# WORK REQUIRED
Leave out the pictures and retype only the lines from the opening line to the line that holds "from bokeh.resources import INLINE", both ends included.

# MATERIAL

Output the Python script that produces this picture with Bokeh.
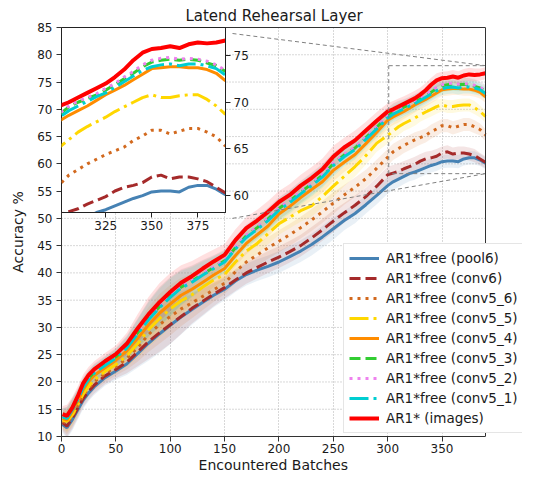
from bokeh.plotting import figure
from bokeh.models import Range1d, FixedTicker, Legend, LegendItem, GridBox, LinearAxis
from bokeh.embed import file_html
from bokeh.resources import INLINE

# ---------------- data ----------------
batches = [1, 5, 10, 15, 20, 25, 30, 40, 50, 60, 70, 80, 90, 100, 110, 120, 130, 140, 150,
           160, 170, 180, 190, 200, 210, 220, 230, 240, 250, 260, 270, 280, 290, 300,
           305, 310, 315, 320, 325, 330, 335, 340, 345, 350, 355, 360, 365, 370, 375, 380, 385, 390]

pool6 = [12.2, 11.6, 13.1, 14.9, 16.7, 18.0, 19.1,
         20.8, 22.0, 23.3, 25.2, 27.1, 28.8, 30.4, 31.9, 33.3, 34.6, 35.9, 37.0, 38.5, 39.7,
         40.5, 41.2, 42.0, 43.0, 44.0, 45.2, 46.6, 48.1, 49.6, 50.9, 52.5, 54.2, 56.0,
         56.7, 57.2, 57.7, 58.2, 58.5, 58.9, 59.3, 59.7, 60.0, 60.4, 60.5, 60.5, 60.4, 60.9, 61.1, 61.1, 60.7, 60.1]
conv6 = [12.5, 11.9, 13.4, 15.2, 17.0, 18.3, 19.4,
         21.1, 22.3, 23.6, 25.5, 27.4, 29.0, 30.5, 32.0, 33.5, 34.8, 36.1, 37.3, 38.7, 40.0,
         41.0, 42.0, 42.9, 43.9, 45.0, 46.4, 47.9, 49.5, 51.0, 52.4, 54.0, 55.9, 58.0,
         58.3, 58.6, 59.1, 59.5, 59.9, 60.5, 60.9, 61.1, 61.4, 62.0, 62.2, 61.8, 62.0, 62.0, 61.8, 61.5, 60.9, 60.3]
conv5_6 = [12.8, 12.4, 13.8, 15.6, 17.5, 18.9, 20.0,
           21.5, 22.8, 24.3, 26.3, 28.7, 30.5, 32.0, 33.4, 34.5, 35.7, 36.9, 38.1, 40.2, 42.0,
           43.3, 44.6, 45.8, 47.0, 48.3, 49.7, 51.2, 52.8, 54.3, 55.7, 57.3, 59.2, 61.2,
           62.2, 62.8, 63.4, 63.9, 64.4, 64.8, 65.2, 65.9, 66.4, 67.0, 67.0, 66.6, 66.9, 67.2, 67.2, 66.8, 66.3, 65.3]
conv5_5 = [13.0, 12.8, 14.0, 15.8, 17.8, 19.2, 20.4,
           21.9, 23.2, 24.8, 27.0, 29.6, 31.6, 33.4, 34.9, 36.0, 37.4, 38.7, 39.7, 42.0, 44.0,
           45.4, 47.2, 49.0, 50.2, 51.4, 52.3, 54.0, 55.9, 57.7, 59.5, 61.5, 63.8, 65.2,
           66.0, 66.8, 67.4, 67.9, 68.4, 69.0, 69.5, 70.0, 70.5, 70.8, 70.5, 70.5, 70.7, 70.8, 70.8, 70.3, 69.6, 68.7]
conv5_4 = [13.3, 13.0, 14.6, 16.5, 18.6, 20.1, 21.2,
           22.6, 24.0, 25.7, 28.0, 30.5, 32.6, 34.3, 35.9, 37.0, 38.3, 39.6, 40.8, 43.2, 45.4,
           47.0, 48.6, 50.8, 52.2, 53.8, 55.3, 56.7, 58.8, 60.3, 61.7, 63.7, 65.8, 68.0,
           68.6, 69.1, 69.6, 70.2, 70.8, 71.3, 71.8, 72.4, 73.0, 73.6, 73.7, 73.8, 73.8, 73.7, 73.7, 73.5, 73.1, 72.3]
conv5_3 = [13.7, 13.4, 15.0, 16.9, 19.2, 20.7, 21.8,
           23.2, 24.6, 26.4, 29.0, 31.6, 33.8, 35.7, 37.4, 38.5, 39.8, 41.0, 42.2, 44.6, 46.8,
           48.3, 49.9, 51.8, 53.2, 54.8, 56.3, 57.9, 60.0, 61.6, 62.9, 64.8, 66.7, 68.7,
           69.5, 70.0, 70.4, 70.8, 71.3, 71.9, 72.5, 73.1, 73.8, 74.3, 74.5, 74.6, 74.5, 74.6, 74.5, 74.2, 73.9, 73.3]
conv5_2 = [13.7, 13.5, 15.0, 17.0, 19.3, 20.8, 21.9,
           23.3, 24.7, 26.5, 29.1, 31.7, 33.9, 35.8, 37.5, 38.6, 39.9, 41.1, 42.3, 44.7, 46.9,
           48.4, 50.0, 51.9, 53.3, 54.9, 56.4, 58.0, 60.1, 61.7, 63.0, 64.9, 66.8, 68.8,
           69.6, 70.1, 70.5, 70.9, 71.5, 72.0, 72.7, 73.3, 74.0, 74.5, 74.7, 74.8, 74.6, 74.7, 74.6, 74.4, 74.0, 73.4]
conv5_1 = [13.6, 13.3, 14.9, 16.8, 19.0, 20.5, 21.6,
           23.0, 24.4, 26.2, 28.8, 31.4, 33.6, 35.5, 37.2, 38.3, 39.6, 40.8, 42.0, 44.4, 46.5,
           48.0, 49.6, 51.5, 52.9, 54.5, 56.0, 57.6, 59.7, 61.3, 62.6, 64.5, 66.4, 68.4,
           69.1, 69.6, 70.1, 70.6, 71.0, 71.6, 72.2, 72.8, 73.4, 73.8, 74.0, 74.1, 73.9, 74.1, 74.1, 73.9, 73.6, 72.9]
images = [14.1, 13.8, 15.3, 17.4, 19.8, 21.3, 22.3,
          23.8, 25.1, 27.0, 29.8, 32.4, 34.6, 36.5, 38.2, 39.4, 40.8, 42.1, 43.3, 46.0, 48.2,
          49.6, 51.2, 53.0, 54.3, 56.0, 57.4, 59.0, 61.3, 63.0, 64.3, 66.1, 67.9, 69.6,
          70.0, 70.5, 71.0, 71.5, 72.0, 72.7, 73.5, 74.5, 75.3, 75.7, 75.8, 76.0, 75.8, 76.2, 76.4, 76.3, 76.4, 76.6]
# half-width of the shaded bands
spread = [1.5, 2.0, 2.0, 1.8, 1.6, 1.5, 1.5,
          1.5, 1.6, 2.0, 2.6, 3.2, 3.5, 3.5, 3.2, 2.8, 2.5, 2.2, 2.0, 2.0, 2.0,
          2.0, 2.0, 2.0, 2.0, 2.0, 2.0, 2.0, 2.0, 1.8, 1.8, 1.6, 1.6, 1.5,
          1.5, 1.5, 1.4, 1.4, 1.4, 1.3, 1.3, 1.3, 1.3, 1.2, 1.2, 1.2, 1.2, 1.2, 1.2, 1.2, 1.1, 1.1]

labels = ["AR1*free (pool6)", "AR1*free (conv6)", "AR1*free (conv5_6)", "AR1*free (conv5_5)",
          "AR1*free (conv5_4)", "AR1*free (conv5_3)", "AR1*free (conv5_2)", "AR1*free (conv5_1)",
          "AR1* (images)"]
series = [pool6, conv6, conv5_6, conv5_5, conv5_4, conv5_3, conv5_2, conv5_1, images]

title_text = "Latend Rehearsal Layer"
x_label = "Encountered Batches"
y_label = "Accuracy %"
x_ticks = [0, 50, 100, 150, 200, 250, 300, 350]
y_ticks = [10, 15, 20, 25, 30, 35, 40, 45, 50, 55, 60, 65, 70, 75, 80, 85]
inset_x_ticks = [325, 350, 375]
inset_y_ticks = [60, 65, 70, 75]
main_x = (0, 390)
main_y = (10, 85)
inset_x = (301, 390)
inset_y = (58.2, 78.0)

# ---------------- styles ----------------
colors = ["#4682b4", "#a52a2a", "#d2691e", "#ffd700", "#ff8c00", "#32cd32", "#ee82ee", "#00ced1", "#ff0000"]
dashes = ["solid", "11 5", "3 5", "19 5 3 5", "solid", "11 5", "3 5", "19 5 3 5", "solid"]
widths = [3, 3, 3, 3, 3, 3, 3, 3, 4]
FONT = "DejaVu Sans"
TXT = "#1a1a1a"
SPINE = "#333333"
TICK_FS = 12
LABEL_FS = 14
TITLE_FS = 15

# ---------------- layout ----------------
TOTAL_W = 522
ML, MT, MB = 54, 21, 39
FW, FH = 424, 409          # the axes box (data area)
FRAME_W = TOTAL_W - ML     # drawing frame widened so the legend can overhang the axes box
INSET_BOX = (6.5, 157.3, 50.0, 83.9)   # inset placement, in main-axis data units
LEGEND_AT = (289, 3)                   # px from the frame's bottom-left corner

x_view_end = main_x[1] + (FRAME_W - FW) / FW * (main_x[1] - main_x[0])


def px_x(v):
    return ML + (v - main_x[0]) / (main_x[1] - main_x[0]) * FW


def px_y(v):
    return MT + (main_y[1] - v) / (main_y[1] - main_y[0]) * FH


def centred_on_box(text, font_px):
    # the frame is wider than the axes box; trailing no-break spaces (0.318 em each in
    # DejaVu Sans) move the centred text back over the axes box
    n = round((FRAME_W - FW) / (0.318 * font_px))
    return text + "\u00a0" * n


p = figure(frame_width=FRAME_W, frame_height=FH, min_border_left=ML, min_border_top=MT,
           min_border_right=0, min_border_bottom=MB,
           x_range=Range1d(main_x[0], x_view_end), y_range=Range1d(*main_y),
           output_backend="svg", toolbar_location=None, title=None,
           x_axis_label=centred_on_box(x_label, LABEL_FS), y_axis_label=y_label)
p.background_fill_color = "white"
p.border_fill_color = "white"
p.outline_line_color = None

p.xaxis.ticker = FixedTicker(ticks=x_ticks)
p.yaxis.ticker = FixedTicker(ticks=y_ticks)
for ax in (p.xaxis[0], p.yaxis[0]):
    ax.major_label_text_font = FONT
    ax.major_label_text_font_size = f"{TICK_FS}px"
    ax.major_label_text_color = TXT
    ax.axis_label_text_font = FONT
    ax.axis_label_text_font_size = f"{LABEL_FS}px"
    ax.axis_label_text_font_style = "normal"
    ax.axis_label_text_color = TXT
    ax.major_tick_out = 5
    ax.major_tick_in = 0
    ax.minor_tick_out = 0
    ax.minor_tick_in = 0
    ax.major_tick_line_color = SPINE
    ax.axis_line_color = SPINE
p.xaxis.bounds = main_x            # bottom spine stops at the axes box
p.xaxis.major_label_standoff = 2
p.xaxis.axis_label_standoff = 1
p.yaxis.major_label_standoff = 4
p.yaxis.axis_label_standoff = 8

# top spine + chart title
top = LinearAxis(ticker=FixedTicker(ticks=[]), bounds=main_x,
                 axis_label=centred_on_box(title_text, TITLE_FS),
                 axis_line_color=SPINE, major_tick_out=0, major_tick_in=0,
                 minor_tick_out=0, minor_tick_in=0, major_label_standoff=0,
                 axis_label_standoff=3, axis_label_text_font=FONT,
                 axis_label_text_font_size=f"{TITLE_FS}px", axis_label_text_font_style="normal",
                 axis_label_text_color=TXT)
p.add_layout(top, "above")

# grid: vertical lines from the ticker, horizontal lines limited to the axes box
p.xgrid.grid_line_color = "#b0b0b0"
p.xgrid.grid_line_dash = "1 2"
p.ygrid.visible = False
p.segment(x0=[main_x[0]] * len(y_ticks), y0=y_ticks, x1=[main_x[1]] * len(y_ticks), y1=y_ticks,
          line_color="#b0b0b0", line_dash="1 2", line_width=1, level="underlay")

for ys, col in zip(series, colors):
    lo = [v - s for v, s in zip(ys, spread)]
    hi = [v + s for v, s in zip(ys, spread)]
    p.varea(x=batches, y1=lo, y2=hi, fill_color=col, fill_alpha=0.12)

items = []
for lab, ys, col, dash, lw in zip(labels, series, colors, dashes, widths):
    r = p.line(batches, ys, line_color=col, line_dash=dash, line_width=lw)
    items.append(LegendItem(label=lab, renderers=[r]))

# zoom rectangle and connector lines
p.quad(left=[inset_x[0]], right=[inset_x[1]], bottom=[inset_y[0]], top=[inset_y[1]],
       fill_color=None, line_color="#808080", line_dash="4 3", line_width=1)
p.segment(x0=[INSET_BOX[1], INSET_BOX[1]], y0=[INSET_BOX[3], INSET_BOX[2]],
          x1=[inset_x[1], inset_x[1]], y1=[inset_y[1], inset_y[0]],
          line_color="#808080", line_dash="4 3", line_width=1)

# right spine of the axes box
p.segment(x0=[main_x[1]], y0=[main_y[0]], x1=[main_x[1]], y1=[main_y[1]],
          line_color=SPINE, line_width=1)

legend = Legend(items=items, location=LEGEND_AT)
legend.label_text_font = FONT
legend.label_text_font_size = "13.5px"
legend.label_text_color = TXT
legend.glyph_width = 30
legend.glyph_height = 18
legend.label_height = 18
legend.label_standoff = 7
legend.spacing = 2
legend.padding = 5
legend.margin = 0
legend.border_line_color = "#cccccc"
legend.border_line_width = 1
legend.background_fill_color = "white"
legend.background_fill_alpha = 1
p.add_layout(legend)

# ---------------- inset ----------------
in_left = round(px_x(INSET_BOX[0]))
in_right = round(px_x(INSET_BOX[1]))
in_top = round(px_y(INSET_BOX[3]))
in_bottom = round(px_y(INSET_BOX[2]))

ins = figure(frame_width=in_right - in_left, frame_height=in_bottom - in_top,
             min_border_left=in_left, min_border_top=in_top,
             min_border_right=34, min_border_bottom=28,
             x_range=Range1d(*inset_x), y_range=Range1d(*inset_y),
             y_axis_location="right", title=None,
             output_backend="svg", toolbar_location=None)
ins.background_fill_color = "white"
ins.border_fill_color = None
ins.outline_line_color = "#222222"
ins.outline_line_width = 1
ins.grid.visible = False
ins.xaxis.ticker = FixedTicker(ticks=inset_x_ticks)
ins.yaxis.ticker = FixedTicker(ticks=inset_y_ticks)
for ax in (ins.xaxis[0], ins.yaxis[0]):
    ax.major_label_text_font = FONT
    ax.major_label_text_font_size = f"{TICK_FS}px"
    ax.major_label_text_color = TXT
    ax.major_tick_out = 5
    ax.major_tick_in = 0
    ax.minor_tick_out = 0
    ax.minor_tick_in = 0
    ax.axis_line_color = "#222222"
    ax.major_tick_line_color = "#222222"
    ax.major_label_standoff = 3

for ys, col, dash, lw in zip(series, colors, dashes, widths):
    ins.line(batches, ys, line_color=col, line_dash=dash, line_width=lw)

layout = GridBox(children=[(p, 0, 0), (ins, 0, 0)], spacing=0)

open("out.html", "w").write(file_html(layout, INLINE))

# REPLY
Output the Python script that produces this picture with Bokeh.
from bokeh.plotting import figure
from bokeh.models import Range1d, FixedTicker, Legend, LegendItem, GridBox, LinearAxis
from bokeh.embed import file_html
from bokeh.resources import INLINE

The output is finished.